Problem to solve:
Transcribe every line exactly and omit anything that is a picture.

Recorded information:
<<<<

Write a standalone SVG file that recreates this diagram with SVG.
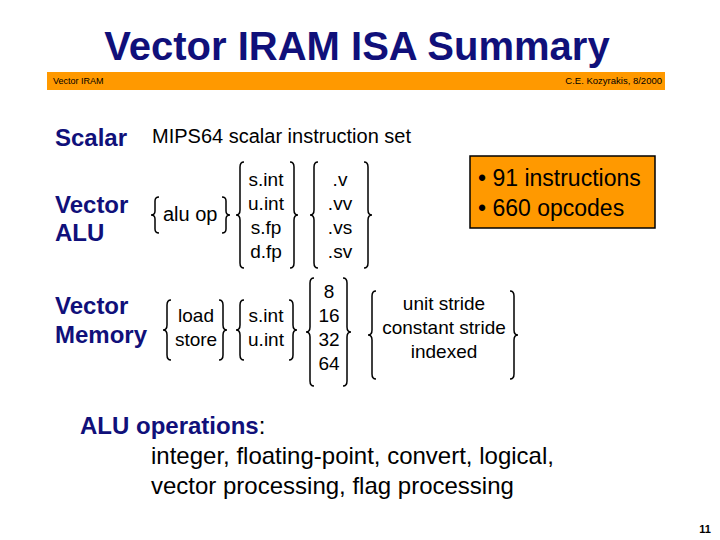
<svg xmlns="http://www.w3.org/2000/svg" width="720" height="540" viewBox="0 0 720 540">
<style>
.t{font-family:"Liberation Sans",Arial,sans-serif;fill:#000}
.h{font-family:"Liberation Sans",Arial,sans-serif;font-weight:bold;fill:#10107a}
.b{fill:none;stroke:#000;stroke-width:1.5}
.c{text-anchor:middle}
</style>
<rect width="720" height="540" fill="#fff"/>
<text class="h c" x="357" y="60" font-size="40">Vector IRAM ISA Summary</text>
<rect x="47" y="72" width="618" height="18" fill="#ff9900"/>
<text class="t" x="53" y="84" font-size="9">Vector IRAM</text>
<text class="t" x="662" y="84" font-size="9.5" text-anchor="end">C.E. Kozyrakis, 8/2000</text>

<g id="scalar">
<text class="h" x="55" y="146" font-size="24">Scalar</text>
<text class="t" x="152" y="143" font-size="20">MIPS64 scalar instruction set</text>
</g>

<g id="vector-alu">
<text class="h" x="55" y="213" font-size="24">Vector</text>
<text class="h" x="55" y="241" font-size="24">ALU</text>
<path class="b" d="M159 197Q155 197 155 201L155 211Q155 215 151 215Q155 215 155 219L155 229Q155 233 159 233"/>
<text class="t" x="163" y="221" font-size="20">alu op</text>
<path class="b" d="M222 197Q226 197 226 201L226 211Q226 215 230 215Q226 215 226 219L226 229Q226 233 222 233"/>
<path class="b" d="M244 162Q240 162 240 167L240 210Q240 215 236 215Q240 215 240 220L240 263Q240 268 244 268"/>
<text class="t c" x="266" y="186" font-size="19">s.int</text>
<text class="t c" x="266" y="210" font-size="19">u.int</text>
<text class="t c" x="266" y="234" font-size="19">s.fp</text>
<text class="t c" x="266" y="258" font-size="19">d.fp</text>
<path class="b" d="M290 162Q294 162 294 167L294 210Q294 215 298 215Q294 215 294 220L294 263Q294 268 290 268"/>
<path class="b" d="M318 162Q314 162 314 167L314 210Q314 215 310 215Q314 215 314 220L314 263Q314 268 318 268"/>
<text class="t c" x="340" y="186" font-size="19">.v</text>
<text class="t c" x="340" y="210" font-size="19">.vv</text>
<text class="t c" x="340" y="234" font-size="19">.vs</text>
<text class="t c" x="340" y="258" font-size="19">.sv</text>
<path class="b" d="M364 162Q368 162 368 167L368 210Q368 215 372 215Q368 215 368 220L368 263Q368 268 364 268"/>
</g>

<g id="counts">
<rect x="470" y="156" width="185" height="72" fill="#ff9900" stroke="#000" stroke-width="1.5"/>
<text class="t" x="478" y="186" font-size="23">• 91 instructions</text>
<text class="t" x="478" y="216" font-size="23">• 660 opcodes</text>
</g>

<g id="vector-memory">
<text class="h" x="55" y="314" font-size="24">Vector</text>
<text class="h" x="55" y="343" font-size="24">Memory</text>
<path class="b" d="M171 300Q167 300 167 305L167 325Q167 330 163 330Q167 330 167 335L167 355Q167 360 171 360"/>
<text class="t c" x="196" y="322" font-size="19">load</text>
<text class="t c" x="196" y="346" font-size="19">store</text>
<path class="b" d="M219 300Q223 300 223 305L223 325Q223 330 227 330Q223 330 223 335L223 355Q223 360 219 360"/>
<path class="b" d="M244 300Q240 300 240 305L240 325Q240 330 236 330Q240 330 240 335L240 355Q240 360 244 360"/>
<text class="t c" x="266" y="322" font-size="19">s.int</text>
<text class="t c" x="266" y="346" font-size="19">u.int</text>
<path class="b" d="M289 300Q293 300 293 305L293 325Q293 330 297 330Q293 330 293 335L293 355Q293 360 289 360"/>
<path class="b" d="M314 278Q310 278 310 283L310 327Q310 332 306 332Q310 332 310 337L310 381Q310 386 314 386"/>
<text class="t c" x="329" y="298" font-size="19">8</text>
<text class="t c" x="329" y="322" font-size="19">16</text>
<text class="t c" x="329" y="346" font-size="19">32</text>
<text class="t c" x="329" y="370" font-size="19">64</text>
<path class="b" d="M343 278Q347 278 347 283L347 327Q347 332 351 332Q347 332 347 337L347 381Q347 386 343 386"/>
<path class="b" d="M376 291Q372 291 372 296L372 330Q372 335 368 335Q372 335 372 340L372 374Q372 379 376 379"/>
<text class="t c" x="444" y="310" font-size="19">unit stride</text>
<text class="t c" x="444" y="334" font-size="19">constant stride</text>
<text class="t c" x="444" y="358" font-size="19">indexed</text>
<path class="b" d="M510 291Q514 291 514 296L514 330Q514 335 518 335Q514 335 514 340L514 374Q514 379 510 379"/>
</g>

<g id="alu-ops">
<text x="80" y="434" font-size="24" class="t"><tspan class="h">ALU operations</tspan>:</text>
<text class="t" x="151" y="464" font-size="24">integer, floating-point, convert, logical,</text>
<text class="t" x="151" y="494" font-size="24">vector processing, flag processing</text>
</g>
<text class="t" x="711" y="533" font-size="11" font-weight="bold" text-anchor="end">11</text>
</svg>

>>>>

Solution to this task:
Write a standalone SVG file that recreates this diagram with SVG.
<svg xmlns="http://www.w3.org/2000/svg" width="720" height="540" viewBox="0 0 720 540">
<style>
.t{font-family:"Liberation Sans",Arial,sans-serif;fill:#000}
.h{font-family:"Liberation Sans",Arial,sans-serif;font-weight:bold;fill:#10107a}
.b{fill:none;stroke:#000;stroke-width:1.5}
.c{text-anchor:middle}
</style>
<rect width="720" height="540" fill="#fff"/>
<text class="h c" x="357" y="60" font-size="40">Vector IRAM ISA Summary</text>
<rect x="47" y="72" width="618" height="18" fill="#ff9900"/>
<text class="t" x="53" y="84" font-size="9">Vector IRAM</text>
<text class="t" x="662" y="84" font-size="9.5" text-anchor="end">C.E. Kozyrakis, 8/2000</text>

<g id="scalar">
<text class="h" x="55" y="146" font-size="24">Scalar</text>
<text class="t" x="152" y="143" font-size="20">MIPS64 scalar instruction set</text>
</g>

<g id="vector-alu">
<text class="h" x="55" y="213" font-size="24">Vector</text>
<text class="h" x="55" y="241" font-size="24">ALU</text>
<path class="b" d="M159 197Q155 197 155 201L155 211Q155 215 151 215Q155 215 155 219L155 229Q155 233 159 233"/>
<text class="t" x="163" y="221" font-size="20">alu op</text>
<path class="b" d="M222 197Q226 197 226 201L226 211Q226 215 230 215Q226 215 226 219L226 229Q226 233 222 233"/>
<path class="b" d="M244 162Q240 162 240 167L240 210Q240 215 236 215Q240 215 240 220L240 263Q240 268 244 268"/>
<text class="t c" x="266" y="186" font-size="19">s.int</text>
<text class="t c" x="266" y="210" font-size="19">u.int</text>
<text class="t c" x="266" y="234" font-size="19">s.fp</text>
<text class="t c" x="266" y="258" font-size="19">d.fp</text>
<path class="b" d="M290 162Q294 162 294 167L294 210Q294 215 298 215Q294 215 294 220L294 263Q294 268 290 268"/>
<path class="b" d="M318 162Q314 162 314 167L314 210Q314 215 310 215Q314 215 314 220L314 263Q314 268 318 268"/>
<text class="t c" x="340" y="186" font-size="19">.v</text>
<text class="t c" x="340" y="210" font-size="19">.vv</text>
<text class="t c" x="340" y="234" font-size="19">.vs</text>
<text class="t c" x="340" y="258" font-size="19">.sv</text>
<path class="b" d="M364 162Q368 162 368 167L368 210Q368 215 372 215Q368 215 368 220L368 263Q368 268 364 268"/>
</g>

<g id="counts">
<rect x="470" y="156" width="185" height="72" fill="#ff9900" stroke="#000" stroke-width="1.5"/>
<text class="t" x="478" y="186" font-size="23">• 91 instructions</text>
<text class="t" x="478" y="216" font-size="23">• 660 opcodes</text>
</g>

<g id="vector-memory">
<text class="h" x="55" y="314" font-size="24">Vector</text>
<text class="h" x="55" y="343" font-size="24">Memory</text>
<path class="b" d="M171 300Q167 300 167 305L167 325Q167 330 163 330Q167 330 167 335L167 355Q167 360 171 360"/>
<text class="t c" x="196" y="322" font-size="19">load</text>
<text class="t c" x="196" y="346" font-size="19">store</text>
<path class="b" d="M219 300Q223 300 223 305L223 325Q223 330 227 330Q223 330 223 335L223 355Q223 360 219 360"/>
<path class="b" d="M244 300Q240 300 240 305L240 325Q240 330 236 330Q240 330 240 335L240 355Q240 360 244 360"/>
<text class="t c" x="266" y="322" font-size="19">s.int</text>
<text class="t c" x="266" y="346" font-size="19">u.int</text>
<path class="b" d="M289 300Q293 300 293 305L293 325Q293 330 297 330Q293 330 293 335L293 355Q293 360 289 360"/>
<path class="b" d="M314 278Q310 278 310 283L310 327Q310 332 306 332Q310 332 310 337L310 381Q310 386 314 386"/>
<text class="t c" x="329" y="298" font-size="19">8</text>
<text class="t c" x="329" y="322" font-size="19">16</text>
<text class="t c" x="329" y="346" font-size="19">32</text>
<text class="t c" x="329" y="370" font-size="19">64</text>
<path class="b" d="M343 278Q347 278 347 283L347 327Q347 332 351 332Q347 332 347 337L347 381Q347 386 343 386"/>
<path class="b" d="M376 291Q372 291 372 296L372 330Q372 335 368 335Q372 335 372 340L372 374Q372 379 376 379"/>
<text class="t c" x="444" y="310" font-size="19">unit stride</text>
<text class="t c" x="444" y="334" font-size="19">constant stride</text>
<text class="t c" x="444" y="358" font-size="19">indexed</text>
<path class="b" d="M510 291Q514 291 514 296L514 330Q514 335 518 335Q514 335 514 340L514 374Q514 379 510 379"/>
</g>

<g id="alu-ops">
<text x="80" y="434" font-size="24" class="t"><tspan class="h">ALU operations</tspan>:</text>
<text class="t" x="151" y="464" font-size="24">integer, floating-point, convert, logical,</text>
<text class="t" x="151" y="494" font-size="24">vector processing, flag processing</text>
</g>
<text class="t" x="711" y="533" font-size="11" font-weight="bold" text-anchor="end">11</text>
</svg>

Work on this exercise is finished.